When buying new is reasonable

Buying new can be reasonable when the item fills a real gap, will be worn often, can be cared for easily and is better made than the cheap version it replaces. Underwear, socks, plain basics, workwear and technical clothing are all categories where second-hand is not always the best answer. The aim is not to avoid every new purchase. The aim is to stop buying items that fail quickly or never get used.

For practical product-led decisions, use this guide alongside sustainable clothing brands UK, organic cotton basics and sustainable gifts UK. Those guides are most useful when they support an existing need, not when they create a new one.

Bottom line

The sustainable wardrobe is mostly a behaviour change. Better brands help, but the biggest wins are fewer impulse buys, more repeat wear, better care, repair, and choosing clothes for the life you actually live.

FAQ

Is buying second-hand always better?

Second-hand is often lower impact than buying new, but it still needs discipline. Buying items you do not wear is still wasteful, even if they were pre-owned.

What is cost per wear?

Cost per wear divides the price by the number of times you expect to use the item. It helps compare durability and usefulness, not just the purchase price.

How often should you audit your wardrobe?

A seasonal review is enough for most people. The aim is to notice what you actually wear, what needs repair, and which buying habits are creating waste.

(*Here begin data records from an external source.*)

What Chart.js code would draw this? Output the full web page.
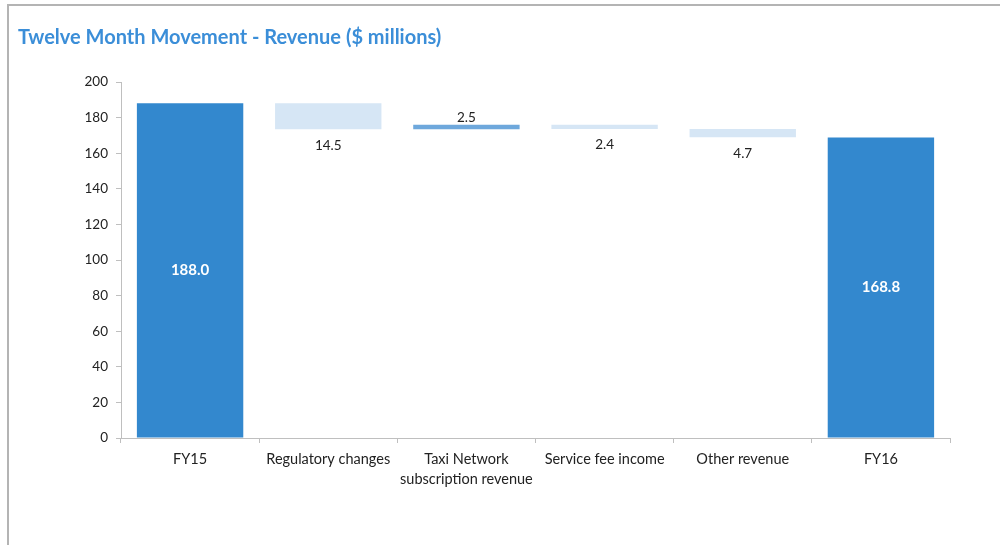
<!DOCTYPE html>
<html>
<head>
<meta charset="utf-8">
<script src="https://cdn.jsdelivr.net/npm/chart.js@4/dist/chart.umd.min.js"></script>
<style>
  html, body { margin: 0; padding: 0; background: #fff; }
  .frame {
    position: absolute; left: 7px; top: 4px; right: 0; bottom: 0;
    border-top: 2px solid #b4b4b4; border-left: 2px solid #b4b4b4;
  }
  .chart { position: absolute; left: 0; top: 0; width: 1000px; height: 545px; }
</style>
</head>
<body>
<div class="frame"></div>
<div class="chart"><canvas id="chart" width="1000" height="545"></canvas></div>
<script>
const categories = ['FY15', 'Regulatory changes', ['Taxi Network', 'subscription revenue'], 'Service fee income', 'Other revenue', 'FY16'];
const openingTotal = 188.0;
const movements = [-14.5, 2.5, -2.4, -4.7];
const closingTotal = 168.8;
const yTicks = { min: 0, max: 200, step: 20 };

const totalColor = '#3388ce';
const upColor = '#6ea8dc';
const downColor = '#d6e6f5';

// floating [from, to] ranges for the waterfall
const ranges = [[0, openingTotal]];
const labels = [openingTotal.toFixed(1)];
const colors = [totalColor];
let running = openingTotal;
movements.forEach(m => {
  ranges.push([running, running + m]);
  labels.push(Math.abs(m).toFixed(1));
  colors.push(m >= 0 ? upColor : downColor);
  running += m;
});
ranges.push([0, closingTotal]);
labels.push(closingTotal.toFixed(1));
colors.push(totalColor);

const valueLabels = {
  id: 'valueLabels',
  afterDatasetsDraw(chart) {
    const ctx = chart.ctx;
    const meta = chart.getDatasetMeta(0);
    ctx.save();
    ctx.textAlign = 'center';
    ctx.textBaseline = 'middle';
    meta.data.forEach((bar, i) => {
      const top = Math.min(bar.y, bar.base);
      const bottom = Math.max(bar.y, bar.base);
      if (i === 0 || i === meta.data.length - 1) {
        ctx.font = 'bold 15px Lato, sans-serif';
        ctx.fillStyle = '#ffffff';
        ctx.fillText(labels[i], bar.x, (top + bottom) / 2);
      } else {
        ctx.font = '13.5px Lato, sans-serif';
        ctx.fillStyle = '#222222';
        if (movements[i - 1] >= 0) {
          ctx.fillText(labels[i], bar.x, top - 7);
        } else {
          ctx.fillText(labels[i], bar.x, bottom + 16);
        }
      }
    });
    ctx.restore();
  }
};

new Chart(document.getElementById('chart'), {
  type: 'bar',
  data: {
    labels: categories,
    datasets: [{
      data: ranges,
      backgroundColor: colors,
      borderWidth: 0,
      categoryPercentage: 1,
      barPercentage: 0.77
    }]
  },
  plugins: [valueLabels],
  options: {
    responsive: false,
    animation: false,
    layout: { padding: { left: 18, right: 50, top: 0, bottom: 0 } },
    plugins: {
      legend: { display: false },
      tooltip: { enabled: false },
      title: {
        display: true,
        text: 'Twelve Month Movement - Revenue ($ millions)',
        align: 'start',
        color: '#3b8ed8',
        font: { family: 'Lato, sans-serif', size: 20, weight: 'bold', lineHeight: 1.2 },
        padding: { top: 26, bottom: 32 }
      }
    },
    scales: {
      x: {
        grid: { display: true, offset: true, drawOnChartArea: false, tickLength: 5, color: '#bfbfbf' },
        border: { color: '#bfbfbf', width: 1 },
        ticks: {
          color: '#222',
          padding: 7,
          maxRotation: 0,
          autoSkip: false,
          font: { family: 'Lato, sans-serif', size: 14.5, lineHeight: 1.35 }
        },
        afterFit(scale) { scale.height = 107; }
      },
      y: {
        min: yTicks.min,
        max: yTicks.max,
        grid: { display: true, drawOnChartArea: false, tickLength: 5, color: '#bfbfbf' },
        border: { color: '#bfbfbf', width: 1 },
        ticks: {
          stepSize: yTicks.step,
          color: '#222',
          padding: 8,
          font: { family: 'Lato, sans-serif', size: 13.5 }
        },
        afterFit(scale) { scale.width = 103; }
      }
    }
  }
});
</script>
</body>
</html>
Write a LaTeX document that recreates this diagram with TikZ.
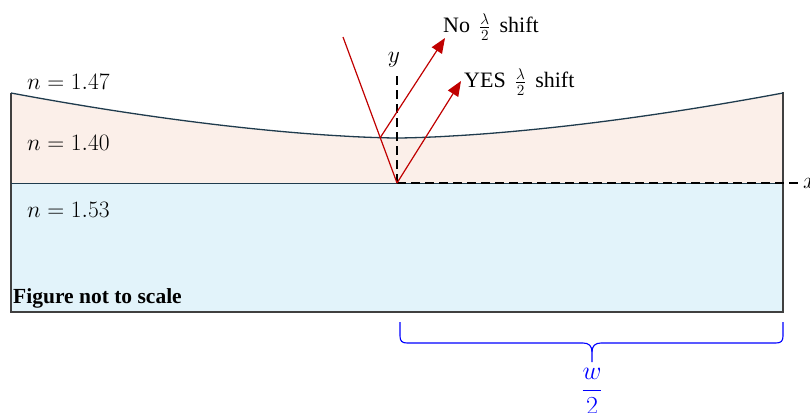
\documentclass[tikz,border=0pt]{standalone}
\usepackage{fix-cm}
\usepackage[no-math]{fontspec}
\setmainfont{Liberation Serif}
\usepackage{amssymb,amsmath}
\usepackage{tikz}
\usetikzlibrary{arrows.meta, calc, decorations.pathreplacing, positioning}

\definecolor{filmfill}{HTML}{FBEFE9}
\definecolor{subfill}{HTML}{E2F3FA}
\definecolor{surfcol}{HTML}{1F3B4D}
\definecolor{raycol}{HTML}{C00000}
\definecolor{framecol}{HTML}{404040}

\begin{document}
\begin{tikzpicture}[x=1pt, y=-1pt,
    lbl/.style={font=\fontsize{22}{26}\selectfont, inner sep=0pt},
    mlbl/.style={lbl, font=\fontsize{23.5}{28}\selectfont},
    axis/.style={black, line width=1.6pt, dash pattern=on 9pt off 5pt},
    ray/.style={raycol, line width=1.2pt},
    rayhead/.style={ray, -{Triangle[length=15pt, width=12pt]}}]
    \useasboundingbox (0,0) rectangle (810,412);

    % Layers
    \fill[subfill] (11,183) rectangle (783,312);
    \fill[filmfill] (11,183) -- (11,93)
        -- plot[domain=11:783, samples=80] (\x, {138-45*pow(max(abs(\x-397),0.01)/386,1.6)})
        -- (783,183) -- cycle;
    \draw[framecol, line width=1.2pt] (11,93) -- (11,312) -- (783,312) -- (783,92);
    \draw[surfcol, line width=0.8pt] (11,183) -- (783,183);
    \draw[surfcol, line width=1.3pt]
        plot[domain=11:783, samples=80] (\x, {138-45*pow(max(abs(\x-397),0.01)/386,1.6)});

    % Points of the rays
    \coordinate (O) at (397,183);
    \coordinate (P) at (380,138);
    \coordinate (S) at (343,37);
    \coordinate (tipNo) at (445,38);
    \coordinate (tipYes) at (461,81);
    \coordinate (yEnd) at (397,75);
    \coordinate (xEnd) at (800,183);

    % Axes
    \draw[axis] (O) -- (yEnd);
    \draw[axis] (O) -- (xEnd);
    \node[mlbl] (lblY) at (394,60) {$y$};
    \node[mlbl, anchor=west] (lblX) at (803,183) {$x$};

    % Rays
    \draw[ray] (S) -- (O);
    \draw[rayhead] (P) -- (tipNo);
    \draw[rayhead] (O) -- (tipYes);
    \node[lbl, anchor=west] (lblNo) at (443,27) {No \,$\frac{\lambda}{2}$\, shift};
    \node[lbl, anchor=west] (lblYes) at (464,82) {YES \,$\frac{\lambda}{2}$\, shift};

    % Refractive indices
    \node[mlbl, anchor=west] (lblTop) at (27,82) {$n = 1.47$};
    \node[mlbl, anchor=west] (lblFilm) at (27,143) {$n = 1.40$};
    \node[mlbl, anchor=west] (lblSub) at (27,210) {$n = 1.53$};
    \node[lbl, anchor=west, font=\fontsize{21.5}{25}\selectfont\bfseries] (lblNote) at (13,298) {Figure not to scale};

    % Half width brace
    \draw[blue, line width=1.1pt] (400,322) -- (400,336) .. controls (400,341) and (402,343) .. (407,343)
        -- (583,343) .. controls (589,343) and (592,346) .. (592,352) -- (592,362);
    \draw[blue, line width=1.1pt] (592,352) .. controls (592,346) and (595,343) .. (601,343)
        -- (776,343) .. controls (781,343) and (783,341) .. (783,336) -- (783,322);
    \node[lbl, blue, anchor=base, font=\fontsize{26}{30}\selectfont] (half) at (592,397) {$\dfrac{w}{2}$};
\end{tikzpicture}
\end{document}
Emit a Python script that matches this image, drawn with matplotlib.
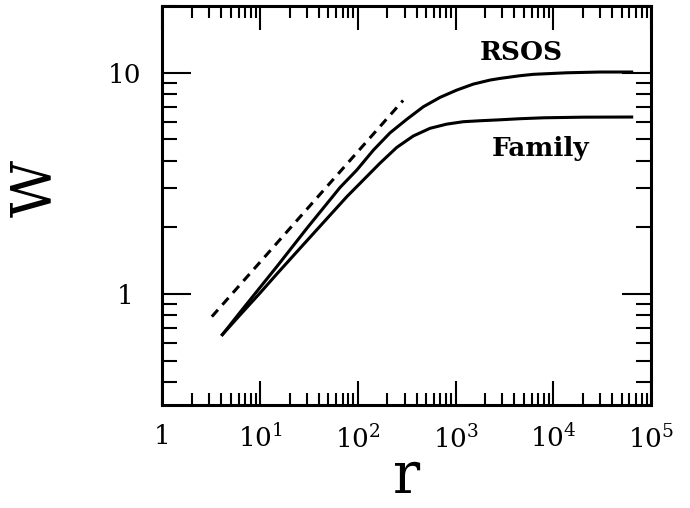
import numpy as np
import matplotlib
matplotlib.use("Agg")
import matplotlib.pyplot as plt
from matplotlib.ticker import FixedLocator, NullFormatter

plt.rcParams["font.family"] = "DejaVu Serif"
plt.rcParams["mathtext.fontset"] = "dejavuserif"

# valores
r_rsos = [4.1, 6.0, 9.95, 15, 30, 65.6, 97.2, 144, 213, 316, 467, 692, 1026,
          1518, 2250, 2846, 4560, 6240, 13700, 30000, 63400]
w_rsos = [0.655, 0.81, 1.07, 1.34, 1.98, 3.03, 3.63, 4.47, 5.35, 6.16, 7.02, 7.74, 8.35,
          8.89, 9.27, 9.43, 9.70, 9.84, 10.0, 10.08, 10.08]

r_family = [4.1, 6.0, 9.95, 15, 30, 76.8, 114, 168, 250, 369, 547, 811, 1200,
            1778, 2846, 4560, 8000, 20000, 63400]
w_family = [0.655, 0.79, 1.01, 1.24, 1.74, 2.75, 3.28, 3.90, 4.60, 5.18, 5.61, 5.86, 6.01,
            6.07, 6.13, 6.20, 6.26, 6.30, 6.31]

r_dash = [3.2, 290]
w_dash = [0.79, 7.5]

xticks = [1, 10, 100, 1000, 10000, 100000]
xlabels = ["1", "$10^{1}$", "$10^{2}$", "$10^{3}$", "$10^{4}$", "$10^{5}$"]
yticks = [1, 10]
ylabels = ["1", "10"]

fig = plt.figure(figsize=(6.9, 5.08), dpi=100)
ax = fig.add_axes([0.2355, 0.2028, 0.708, 0.785])

ax.plot(r_rsos, w_rsos, color="black", lw=2.2)
ax.plot(r_family, w_family, color="black", lw=2.2)
ax.plot(r_dash, w_dash, color="black", lw=2.2, linestyle=(0, (3, 2.2)))

ax.set_xscale("log")
ax.set_yscale("log")
ax.set_xlim(1, 1e5)
ax.set_ylim(0.315, 20)

ax.text(0.734, 0.885, "RSOS", fontsize=19, fontweight="bold", ha="center", va="center",
        transform=ax.transAxes)
ax.text(0.773, 0.644, "Family", fontsize=19, fontweight="bold", ha="center", va="center",
        transform=ax.transAxes)

ax.set_xticks(xticks)
ax.set_xticklabels(xlabels, fontsize=19)
ax.set_yticks(yticks)
ax.set_yticklabels(ylabels, fontsize=19, ha="center")
xminor = [m * 10**d for d in range(5) for m in range(2, 10)]
yminor = [m * 0.1 for m in range(3, 10)] + [m for m in range(2, 10)] + [20]
ax.xaxis.set_minor_locator(FixedLocator(xminor))
ax.yaxis.set_minor_locator(FixedLocator(yminor))
ax.xaxis.set_minor_formatter(NullFormatter())
ax.yaxis.set_minor_formatter(NullFormatter())

ax.tick_params(axis="both", which="both", direction="in", top=True, right=True, width=1.5)
ax.tick_params(axis="x", which="major", length=17, pad=14)
ax.tick_params(axis="x", which="minor", length=8.5)
ax.tick_params(axis="y", which="major", length=21, pad=27)
ax.tick_params(axis="y", which="minor", length=10.5)
for s in ax.spines.values():
    s.set_linewidth(2.2)

ax.set_xlabel("r", fontsize=41, va="bottom")
ax.xaxis.set_label_coords(0.5, -0.252)
ax.set_ylabel("W", fontsize=40, va="center")
ax.yaxis.set_label_coords(-0.259, 0.544)

fig.savefig("out.png", dpi=100)
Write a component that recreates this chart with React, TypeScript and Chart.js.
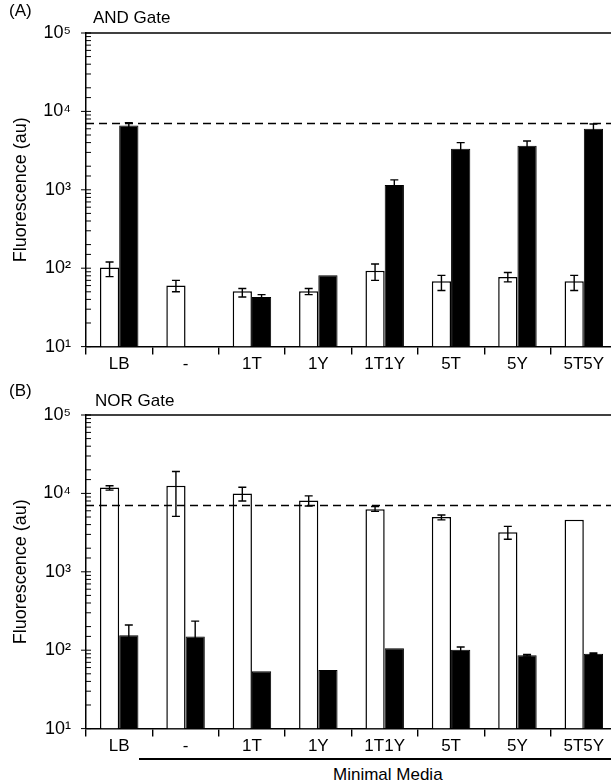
import { useEffect, useRef } from 'react';
import Chart from 'chart.js/auto';

const categories = ['LB', '-', '1T', '1Y', '1T1Y', '5T', '5Y', '5T5Y'];
const yTickLabels: Record<number, string> = { 10: '10¹', 100: '10²', 1000: '10³', 10000: '10⁴', 100000: '10⁵' };
const thresholdLine = 7000;

// AND gate
const andWhite = [102, 60, 51, 51, 93, 68, 77, 68];
const andWhiteLow = [78, 50, 43, 46, 70, 52, 67, 52];
const andWhiteHigh = [120, 70, 55, 55, 113, 81, 88, 81];
const andBlack = [6600, null, 43, 81, 1150, 3330, 3650, 6000];
const andBlackLow = [6100, null, 40, 80, 1000, 2900, 3200, 5500];
const andBlackHigh = [7200, null, 46, 83, 1340, 4000, 4200, 6900];

// NOR gate
const norWhite = [11900, 12500, 10000, 8100, 6300, 5000, 3200, 4600];
const norWhiteLow = [11000, 5100, 8000, 6900, 5900, 4600, 2600, 4500];
const norWhiteHigh = [12500, 19000, 12000, 9300, 6800, 5300, 3800, 4700];
const norBlack = [155, 150, 54, 56, 106, 101, 86, 90];
const norBlackLow = [130, 110, 53, 56, 106, 95, 84, 88];
const norBlackHigh = [210, 235, 55, 56, 106, 110, 88, 92];

const FONT = 'Liberation Sans, Arial, sans-serif';

type Panel = {
  white: (number | null)[];
  black: (number | null)[];
  errs: { low: (number | null)[]; high: (number | null)[] }[];
};

const panelPlugin = {
  id: 'panelDecor',
  afterDatasetsDraw(chart: any, _a: any, opts: any) {
    const { ctx, chartArea, scales } = chart;
    const y = scales.y;
    ctx.save();
    ctx.strokeStyle = '#000';
    ctx.lineWidth = 1.4;
    // error bars
    opts.errs.forEach((e: any, di: number) => {
      const meta = chart.getDatasetMeta(di);
      meta.data.forEach((bar: any, i: number) => {
        if (e.low[i] == null || e.high[i] == null) return;
        const yl = y.getPixelForValue(e.low[i]);
        const yh = y.getPixelForValue(e.high[i]);
        if (Math.abs(yl - yh) < 1.5) return;
        ctx.beginPath();
        ctx.moveTo(bar.x, yl); ctx.lineTo(bar.x, yh);
        ctx.moveTo(bar.x - 4, yl); ctx.lineTo(bar.x + 4, yl);
        ctx.moveTo(bar.x - 4, yh); ctx.lineTo(bar.x + 4, yh);
        ctx.stroke();
      });
    });
    // top border
    ctx.lineWidth = 1.5;
    ctx.beginPath();
    ctx.moveTo(chartArea.left, chartArea.top); ctx.lineTo(chartArea.right, chartArea.top);
    ctx.stroke();
    // inward log ticks
    ctx.lineWidth = 1;
    y.ticks.forEach((t: any) => {
      const py = y.getPixelForValue(t.value);
      const major = yTickLabels[t.value] !== undefined;
      ctx.beginPath();
      ctx.moveTo(chartArea.left - (major ? 5 : 0), py);
      ctx.lineTo(chartArea.left + 5, py);
      ctx.stroke();
    });
    // dashed threshold
    const ty = y.getPixelForValue(opts.threshold);
    ctx.setLineDash([8, 5]);
    ctx.lineWidth = 1.4;
    ctx.beginPath();
    ctx.moveTo(chartArea.left, ty); ctx.lineTo(chartArea.right, ty);
    ctx.stroke();
    ctx.restore();
  },
};

function PanelChart({ panel, top }: { panel: Panel; top: number }) {
  const canvasRef = useRef<HTMLCanvasElement>(null);

  useEffect(() => {
    if (!canvasRef.current) return;
    const chart = new Chart(canvasRef.current, {
      type: 'bar',
      data: {
        labels: categories,
        datasets: [
          { data: panel.white as any, backgroundColor: '#fff', borderColor: '#000', borderWidth: 1.5 },
          { data: panel.black as any, backgroundColor: '#000', borderColor: '#000', borderWidth: 1 },
        ],
      },
      options: {
        animation: false,
        responsive: false,
        events: [],
        layout: { padding: { top: 33, right: 0, left: 10, bottom: 0 } },
        datasets: { bar: { categoryPercentage: 0.58, barPercentage: 1 } },
        plugins: {
          legend: { display: false },
          tooltip: { enabled: false },
          panelDecor: { errs: panel.errs, threshold: thresholdLine },
        } as any,
        scales: {
          x: {
            offset: true,
            grid: { offset: true, drawOnChartArea: false, tickLength: 8, color: '#000', lineWidth: 1.4 },
            border: { color: '#000', width: 1.5 },
            ticks: { color: '#000', font: { family: FONT, size: 17 }, padding: 0, maxRotation: 0 },
          },
          y: {
            type: 'logarithmic',
            min: 10,
            max: 100000,
            afterFit: (s: any) => { s.width = 76; },
            grid: { display: false },
            border: { color: '#000', width: 1.5 },
            ticks: {
              color: '#000',
              font: { family: FONT, size: 18 },
              padding: 7,
              autoSkip: false,
              callback: (v: any) => yTickLabels[v as number] ?? '',
            },
            title: { display: true, text: 'Fluorescence (au)', color: '#000', font: { family: FONT, size: 18 }, padding: 0 },
          },
        },
      },
      plugins: [panelPlugin],
    });
    return () => chart.destroy();
  }, [panel]);

  return (
    <canvas
      ref={canvasRef}
      width={617}
      height={375}
      style={{ position: 'absolute', left: 0, top, width: 617, height: 375 }}
    />
  );
}

const andPanel: Panel = {
  white: andWhite,
  black: andBlack,
  errs: [{ low: andWhiteLow, high: andWhiteHigh }, { low: andBlackLow, high: andBlackHigh }],
};
const norPanel: Panel = {
  white: norWhite,
  black: norBlack,
  errs: [{ low: norWhiteLow, high: norWhiteHigh }, { low: norBlackLow, high: norBlackHigh }],
};

const textStyle = { position: 'absolute' as const, fontFamily: FONT, fontSize: 17, color: '#000', whiteSpace: 'nowrap' as const, lineHeight: '20px' };

export default function App() {
  return (
    <div style={{ position: 'fixed', left: 0, top: 0, width: 611, height: 783, overflow: 'hidden', background: '#fff' }}>
      <PanelChart panel={andPanel} top={0} />
      <PanelChart panel={norPanel} top={382} />
      <div style={{ ...textStyle, left: 9, top: 1 }}>(A)</div>
      <div style={{ ...textStyle, left: 93, top: 8 }}>AND Gate</div>
      <div style={{ ...textStyle, left: 9, top: 381 }}>(B)</div>
      <div style={{ ...textStyle, left: 95, top: 391 }}>NOR Gate</div>
      <div style={{ position: 'absolute', left: 139, top: 758, width: 480, height: 1.5, background: '#000' }} />
      <div style={{ ...textStyle, left: 333, top: 765 }}>Minimal Media</div>
    </div>
  );
}
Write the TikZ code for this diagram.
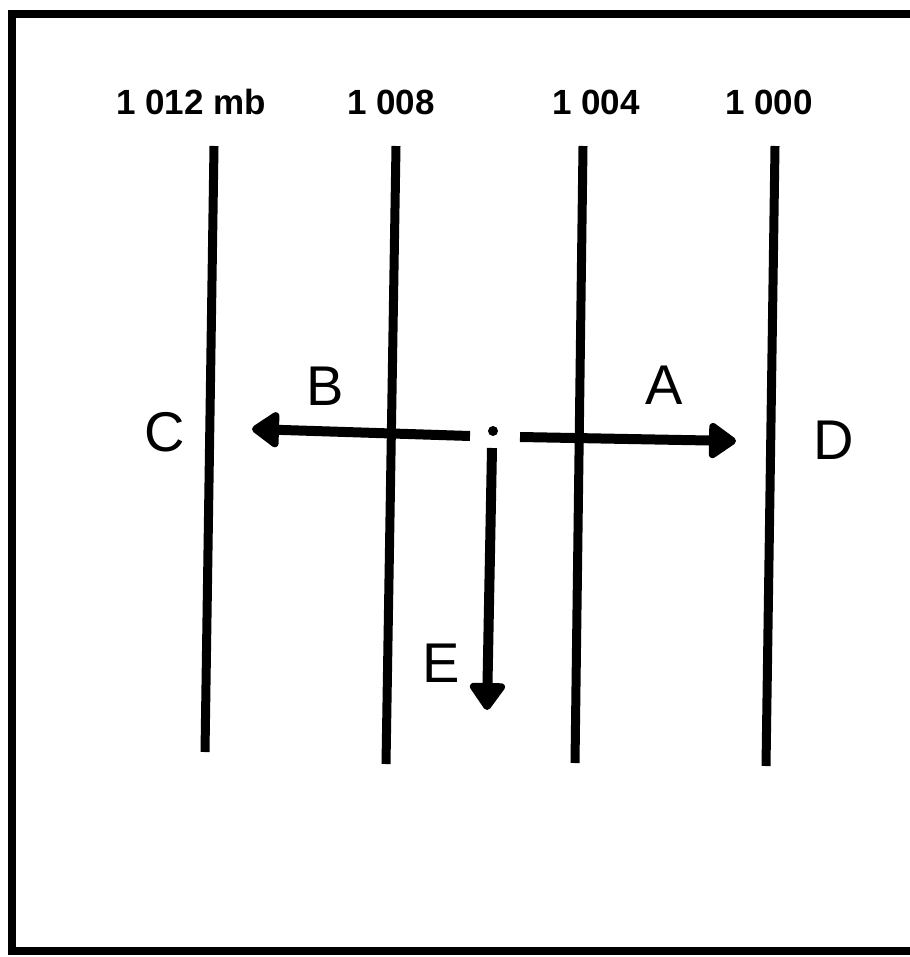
\documentclass[tikz,border=0pt]{standalone}
\usepackage{fontspec}
\setmainfont{Liberation Sans}
\usetikzlibrary{arrows.meta}
\begin{document}
\begin{tikzpicture}[x=1pt,y=-1pt,
  frame/.style={line width=8pt,line cap=rect},
  isobar/.style={line width=9pt},
  flow/.style={line width=10pt,-{Triangle[length=30pt,width=40pt,round]}},
  value/.style={font=\bfseries\fontsize{35}{40}\selectfont,inner sep=0pt},
  letter/.style={font=\fontsize{56}{60}\selectfont,inner sep=0pt}]
  \useasboundingbox (0,0) rectangle (909,957);
  % open frame: top, left and bottom sides
  \draw[frame] (912,14) -- (12,14) -- (12,951) -- (912,951);
  % isobars
  \coordinate (i1t) at (214,146); \coordinate (i1b) at (205,752);
  \coordinate (i2t) at (396,146); \coordinate (i2b) at (386,764);
  \coordinate (i3t) at (583,146); \coordinate (i3b) at (575,763);
  \coordinate (i4t) at (775,146); \coordinate (i4b) at (766,766);
  \draw[isobar] (i1t) -- (i1b);
  \draw[isobar] (i2t) -- (i2b);
  \draw[isobar] (i3t) -- (i3b);
  \draw[isobar] (i4t) -- (i4b);
  % pressure values
  \node[value] (v1) at (191,102) {1 012 mb};
  \node[value] (v2) at (391,102) {1 008};
  \node[value] (v3) at (596,102) {1 004};
  \node[value] (v4) at (769,102) {1 000};
  % letters
  \node[letter] (C) at (165,432) {C};
  \node[letter] (B) at (325,386) {B};
  \node[letter] (A) at (664,385) {A};
  \node[letter] (D) at (834,440) {D};
  \node[letter] (E) at (441,663) {E};
  % air parcel and the forces acting on it
  \node[circle,fill,inner sep=0pt,minimum size=10pt] (p) at (493,431) {};
  \coordinate (bs) at (470,436); \coordinate (bt) at (252,429);
  \coordinate (as) at (520,437); \coordinate (at) at (736,441);
  \coordinate (es) at (492,448); \coordinate (et) at (487,710);
  \draw[flow] (bs) -- (bt);
  \draw[flow] (as) -- (at);
  \draw[flow] (es) -- (et);
\end{tikzpicture}
\end{document}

How to make the wardrobe change stick

A sustainable wardrobe is easier to maintain when the rules are practical. The aim is not to replace every item with a perfect ethical alternative. It is to buy fewer items, wear them more often, repair what is worth repairing and avoid impulse purchases that only solve a short-term styling problem.

A useful test is cost per wear. An item worn fifty times is often a better purchase than a cheaper item worn twice, even before considering fibre, dyeing, shipping or packaging. Readers can also set simple friction rules: wait 48 hours before buying, check whether the item works with existing clothes, avoid duplicates, repair small faults quickly and keep a donation or resale bag for items that still have useful life. Brand claims matter, but behaviour matters too. The lowest-waste wardrobe is usually the one that turns existing clothes into longer-lived assets.